**INFORMATION SHOWN:**

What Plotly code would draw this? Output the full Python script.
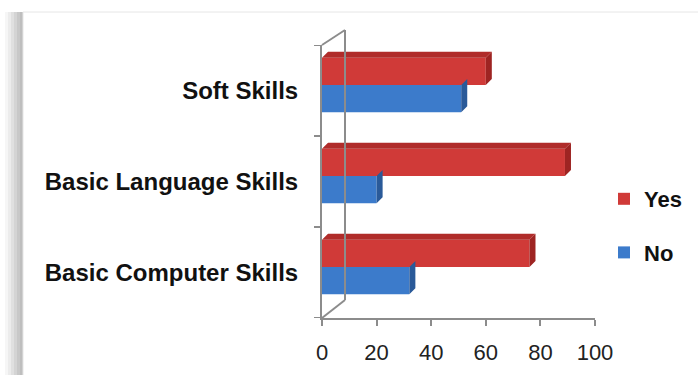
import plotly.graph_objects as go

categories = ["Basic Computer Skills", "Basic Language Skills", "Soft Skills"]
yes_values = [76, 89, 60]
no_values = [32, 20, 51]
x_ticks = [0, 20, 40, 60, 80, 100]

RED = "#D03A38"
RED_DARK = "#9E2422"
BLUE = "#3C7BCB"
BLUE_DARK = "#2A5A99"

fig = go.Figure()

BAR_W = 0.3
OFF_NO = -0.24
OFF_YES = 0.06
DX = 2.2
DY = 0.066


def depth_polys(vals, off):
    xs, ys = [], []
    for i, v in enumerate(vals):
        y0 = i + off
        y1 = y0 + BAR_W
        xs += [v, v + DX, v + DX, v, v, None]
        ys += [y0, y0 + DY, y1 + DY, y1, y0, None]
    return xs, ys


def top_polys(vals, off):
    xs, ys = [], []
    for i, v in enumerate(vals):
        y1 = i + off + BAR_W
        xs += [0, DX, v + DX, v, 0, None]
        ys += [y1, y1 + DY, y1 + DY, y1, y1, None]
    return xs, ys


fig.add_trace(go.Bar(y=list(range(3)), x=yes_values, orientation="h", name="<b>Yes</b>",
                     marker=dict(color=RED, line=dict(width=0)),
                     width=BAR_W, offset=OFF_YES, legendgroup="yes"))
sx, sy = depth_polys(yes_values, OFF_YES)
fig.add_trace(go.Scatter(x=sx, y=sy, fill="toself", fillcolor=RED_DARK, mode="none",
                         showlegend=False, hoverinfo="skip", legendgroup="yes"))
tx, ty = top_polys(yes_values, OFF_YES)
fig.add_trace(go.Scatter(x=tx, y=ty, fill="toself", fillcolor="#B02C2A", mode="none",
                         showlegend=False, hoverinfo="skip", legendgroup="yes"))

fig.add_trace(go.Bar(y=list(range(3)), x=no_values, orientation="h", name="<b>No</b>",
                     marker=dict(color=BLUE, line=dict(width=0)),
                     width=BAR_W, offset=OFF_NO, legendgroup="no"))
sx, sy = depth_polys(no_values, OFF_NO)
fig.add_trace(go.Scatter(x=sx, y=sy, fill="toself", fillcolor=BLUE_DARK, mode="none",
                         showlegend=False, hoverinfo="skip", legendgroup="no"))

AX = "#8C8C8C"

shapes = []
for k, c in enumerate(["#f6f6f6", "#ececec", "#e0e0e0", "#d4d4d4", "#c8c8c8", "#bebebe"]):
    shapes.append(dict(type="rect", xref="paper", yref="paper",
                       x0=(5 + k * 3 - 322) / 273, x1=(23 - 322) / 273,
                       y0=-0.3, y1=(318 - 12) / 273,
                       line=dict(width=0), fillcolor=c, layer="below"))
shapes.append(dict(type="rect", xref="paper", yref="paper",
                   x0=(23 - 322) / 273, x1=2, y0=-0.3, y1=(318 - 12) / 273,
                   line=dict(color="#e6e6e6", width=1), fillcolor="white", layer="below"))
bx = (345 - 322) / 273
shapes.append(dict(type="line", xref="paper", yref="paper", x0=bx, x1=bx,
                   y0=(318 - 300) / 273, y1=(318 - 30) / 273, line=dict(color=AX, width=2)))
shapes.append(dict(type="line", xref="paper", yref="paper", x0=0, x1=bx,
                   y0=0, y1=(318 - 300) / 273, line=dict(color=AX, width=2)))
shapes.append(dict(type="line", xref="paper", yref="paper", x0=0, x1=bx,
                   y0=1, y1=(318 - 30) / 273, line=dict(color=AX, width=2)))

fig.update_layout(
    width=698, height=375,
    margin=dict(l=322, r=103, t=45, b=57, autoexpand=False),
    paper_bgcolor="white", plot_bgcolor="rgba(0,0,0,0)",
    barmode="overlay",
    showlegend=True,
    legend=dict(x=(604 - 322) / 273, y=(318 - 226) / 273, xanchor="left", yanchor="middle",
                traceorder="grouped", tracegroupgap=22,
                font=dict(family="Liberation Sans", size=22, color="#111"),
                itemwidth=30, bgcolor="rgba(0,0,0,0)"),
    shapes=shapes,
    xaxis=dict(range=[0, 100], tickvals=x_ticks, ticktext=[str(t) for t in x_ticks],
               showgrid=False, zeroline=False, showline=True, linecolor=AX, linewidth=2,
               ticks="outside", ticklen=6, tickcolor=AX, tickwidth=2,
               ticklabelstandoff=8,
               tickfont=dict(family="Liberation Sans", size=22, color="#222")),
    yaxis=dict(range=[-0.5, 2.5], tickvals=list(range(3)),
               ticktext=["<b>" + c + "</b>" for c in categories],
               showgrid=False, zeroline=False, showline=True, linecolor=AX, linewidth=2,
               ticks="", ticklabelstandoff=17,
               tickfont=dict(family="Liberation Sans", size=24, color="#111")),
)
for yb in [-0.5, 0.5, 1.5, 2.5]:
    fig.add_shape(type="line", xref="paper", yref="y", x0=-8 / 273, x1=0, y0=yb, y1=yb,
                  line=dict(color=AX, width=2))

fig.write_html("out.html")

**SHORT PROBLEM:**
Make an exact copy of the lines from the top of the material through the line with "fig = go.Figure()", pictures excluded.

**EXPECTED OUTPUT:**
What Plotly code would draw this? Output the full Python script.
import plotly.graph_objects as go

categories = ["Basic Computer Skills", "Basic Language Skills", "Soft Skills"]
yes_values = [76, 89, 60]
no_values = [32, 20, 51]
x_ticks = [0, 20, 40, 60, 80, 100]

RED = "#D03A38"
RED_DARK = "#9E2422"
BLUE = "#3C7BCB"
BLUE_DARK = "#2A5A99"

fig = go.Figure()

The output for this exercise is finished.